Your task
Set down the listing below verbatim, but only from its first line through the line containing "from matplotlib.ticker import MultipleLocator".
■ ■ ■
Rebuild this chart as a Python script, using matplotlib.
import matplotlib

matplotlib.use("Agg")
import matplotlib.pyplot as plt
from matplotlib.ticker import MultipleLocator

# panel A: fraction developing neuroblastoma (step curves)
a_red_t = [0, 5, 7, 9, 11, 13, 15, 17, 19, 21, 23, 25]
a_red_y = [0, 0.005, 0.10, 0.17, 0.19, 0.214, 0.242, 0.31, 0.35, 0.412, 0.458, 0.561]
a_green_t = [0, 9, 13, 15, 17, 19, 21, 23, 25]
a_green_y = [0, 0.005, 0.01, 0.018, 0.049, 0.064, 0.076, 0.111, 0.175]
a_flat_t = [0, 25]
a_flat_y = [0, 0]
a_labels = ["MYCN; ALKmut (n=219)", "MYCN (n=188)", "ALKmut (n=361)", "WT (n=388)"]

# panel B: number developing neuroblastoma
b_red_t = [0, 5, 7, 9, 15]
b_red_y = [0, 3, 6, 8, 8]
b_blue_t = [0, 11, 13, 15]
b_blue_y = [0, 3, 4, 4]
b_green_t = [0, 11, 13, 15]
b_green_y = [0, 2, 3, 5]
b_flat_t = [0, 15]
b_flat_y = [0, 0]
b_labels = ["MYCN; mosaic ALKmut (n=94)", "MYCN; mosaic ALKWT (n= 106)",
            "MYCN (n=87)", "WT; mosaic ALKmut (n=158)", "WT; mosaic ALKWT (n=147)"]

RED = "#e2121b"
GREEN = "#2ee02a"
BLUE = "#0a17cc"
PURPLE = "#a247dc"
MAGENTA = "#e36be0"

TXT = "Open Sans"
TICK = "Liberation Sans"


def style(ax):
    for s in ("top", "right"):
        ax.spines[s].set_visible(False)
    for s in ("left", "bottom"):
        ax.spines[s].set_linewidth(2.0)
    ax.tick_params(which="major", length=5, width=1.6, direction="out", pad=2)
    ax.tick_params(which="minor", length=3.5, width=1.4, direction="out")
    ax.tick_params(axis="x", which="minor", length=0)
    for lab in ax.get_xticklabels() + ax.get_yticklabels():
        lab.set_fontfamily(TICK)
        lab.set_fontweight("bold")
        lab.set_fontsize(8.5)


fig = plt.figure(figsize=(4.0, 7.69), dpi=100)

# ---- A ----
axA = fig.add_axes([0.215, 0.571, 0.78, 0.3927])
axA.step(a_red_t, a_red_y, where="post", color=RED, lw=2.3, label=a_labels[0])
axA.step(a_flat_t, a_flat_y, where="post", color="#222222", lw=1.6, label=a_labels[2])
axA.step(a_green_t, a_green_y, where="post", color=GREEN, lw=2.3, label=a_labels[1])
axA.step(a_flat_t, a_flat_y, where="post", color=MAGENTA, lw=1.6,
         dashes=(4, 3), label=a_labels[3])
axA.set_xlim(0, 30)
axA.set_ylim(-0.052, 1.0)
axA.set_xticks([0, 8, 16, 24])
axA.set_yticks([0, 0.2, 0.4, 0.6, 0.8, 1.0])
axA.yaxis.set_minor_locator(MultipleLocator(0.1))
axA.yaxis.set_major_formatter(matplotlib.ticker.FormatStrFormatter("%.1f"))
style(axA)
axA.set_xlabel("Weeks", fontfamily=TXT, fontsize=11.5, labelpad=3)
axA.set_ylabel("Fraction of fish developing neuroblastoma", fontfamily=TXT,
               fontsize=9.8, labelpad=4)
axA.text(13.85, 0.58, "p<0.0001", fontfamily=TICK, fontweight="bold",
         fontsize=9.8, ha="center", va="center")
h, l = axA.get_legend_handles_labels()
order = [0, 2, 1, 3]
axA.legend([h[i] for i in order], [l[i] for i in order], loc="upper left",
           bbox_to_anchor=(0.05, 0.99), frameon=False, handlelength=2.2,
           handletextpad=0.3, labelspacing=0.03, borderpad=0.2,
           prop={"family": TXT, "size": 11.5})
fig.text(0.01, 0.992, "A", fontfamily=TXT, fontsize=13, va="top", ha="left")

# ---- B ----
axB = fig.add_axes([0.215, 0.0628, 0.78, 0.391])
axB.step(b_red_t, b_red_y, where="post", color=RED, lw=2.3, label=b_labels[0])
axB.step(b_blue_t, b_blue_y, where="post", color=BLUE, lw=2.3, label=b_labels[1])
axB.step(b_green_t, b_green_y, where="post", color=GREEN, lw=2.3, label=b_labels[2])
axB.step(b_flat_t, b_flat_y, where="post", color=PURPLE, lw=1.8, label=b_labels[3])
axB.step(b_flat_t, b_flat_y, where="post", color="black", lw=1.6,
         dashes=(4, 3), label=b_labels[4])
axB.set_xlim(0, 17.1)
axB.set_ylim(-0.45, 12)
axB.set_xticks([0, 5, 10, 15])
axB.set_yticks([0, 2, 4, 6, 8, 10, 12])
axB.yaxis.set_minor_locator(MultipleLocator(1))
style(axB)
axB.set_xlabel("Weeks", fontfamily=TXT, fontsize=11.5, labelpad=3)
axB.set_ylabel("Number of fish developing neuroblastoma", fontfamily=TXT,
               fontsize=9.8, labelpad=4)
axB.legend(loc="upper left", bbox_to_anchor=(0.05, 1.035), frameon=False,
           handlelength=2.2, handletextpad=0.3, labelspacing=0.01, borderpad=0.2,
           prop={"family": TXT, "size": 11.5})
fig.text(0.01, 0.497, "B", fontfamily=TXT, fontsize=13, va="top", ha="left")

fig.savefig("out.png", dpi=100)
■ ■ ■
Finished exercise
Rebuild this chart as a Python script, using matplotlib.
import matplotlib

matplotlib.use("Agg")
import matplotlib.pyplot as plt
from matplotlib.ticker import MultipleLocator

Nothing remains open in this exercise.